UPDATED FEB 17, 2020
(Source: Getty Images)
(Source: Getty Images)

Dakota White had a rather hard life. The ninth-grade dropout from Perry, Georgia lived with his grandparents after his father was sent to prison for armed robbery. By the time he was 17, White found himself slipping deeper and deeper into depression. He wrote about his mental health issues on social media. In October 2016, he made a suicide pact with his friend Brandon Warren who was 18 at the time. But the duo decided there was one more thing they needed to do before they left this world.

“We just figured might as well,” he told police, according to 13 WMAZ. “It came down to might as well see how it feels to kill someone before we kill ourselves. We didn’t see no reason not to, we were about to die, what did we care for?”

They picked Sam Poss, a gifted 18-year-old who graduated from Perry High School, 30 miles outside of Macon, Georgia in 2016. Poss was described as “a good kid” and “a nice guy” by one of his alleged killers. He was a member of his high school marching band, a regular at Atlanta’s Dragon Con and extremely talented with electronics.

Poss was reportedly a very kind person, which is why he readily agreed when White and Warren asked him to help them out with a computer glitch. They picked him up and took him straight to White’s home. He did not come back.

While still in the driveway of the house, White strangled Poss with a telephone wire, according to the Macon Telegraph. When the wire snapped, White wrapped his arm around Poss’ neck and began choking him. As soon as they began attacking him, Poss asked them what they were doing. By then, it was too late. White told his victim “I’m sorry”. Finally, Warren allegedly dealt the killing blow with a knife.

“There was blood everywhere,” White told police. The teenagers spent several hours cleaning the car before hiding the body in the local woods. Four days later, while search parties combed the woods looking for Poss, White confessed his crime.

On May 9, White was placed on trial in Houston County. His defense explained how the murder was the product of a depressed mind. She emphasized that White had confessed his crime willingly. The jury spent 20 minutes in deliberation. White was found guilty of felony murder, two counts of aggravated assault, concealing the death of another and tampering with evidence. Warren is set to go on trial next week. 

“His young life was so full of darkness that he thought suicide was the only option,” White’s attorney Angie Coggins told the jury. “What Dakota did was wrong, but in the end, he did right. … He confessed his sin.”

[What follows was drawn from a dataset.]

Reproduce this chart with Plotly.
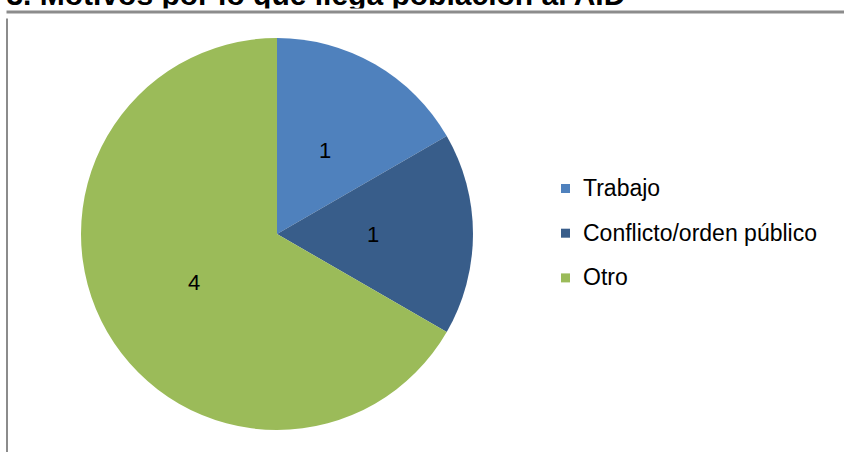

Poss is fondly remembered by his family and friends as a free spirit. His parents say that he was happy with the way he was and couldn’t care less about how other people saw him. He didn’t pay much mind to his appearance and often left home in mismatched socks. This quirk of his was picked up by the director of his high school marching band who instituted Sam Poss days when all the band members wear mismatched socks in honor of him. His father Chris Poss wants people to remember him without focussing too much on the tragedy that befell him.

“The tragedy is a big deal and it sucks and it hurts and it’s horrific,” Poss said. “But we had 18 beautiful years with a wonderful person, and that’s what I want people to remember: his goofiness, his sense of humor, his willingness to help. That’s the important part.”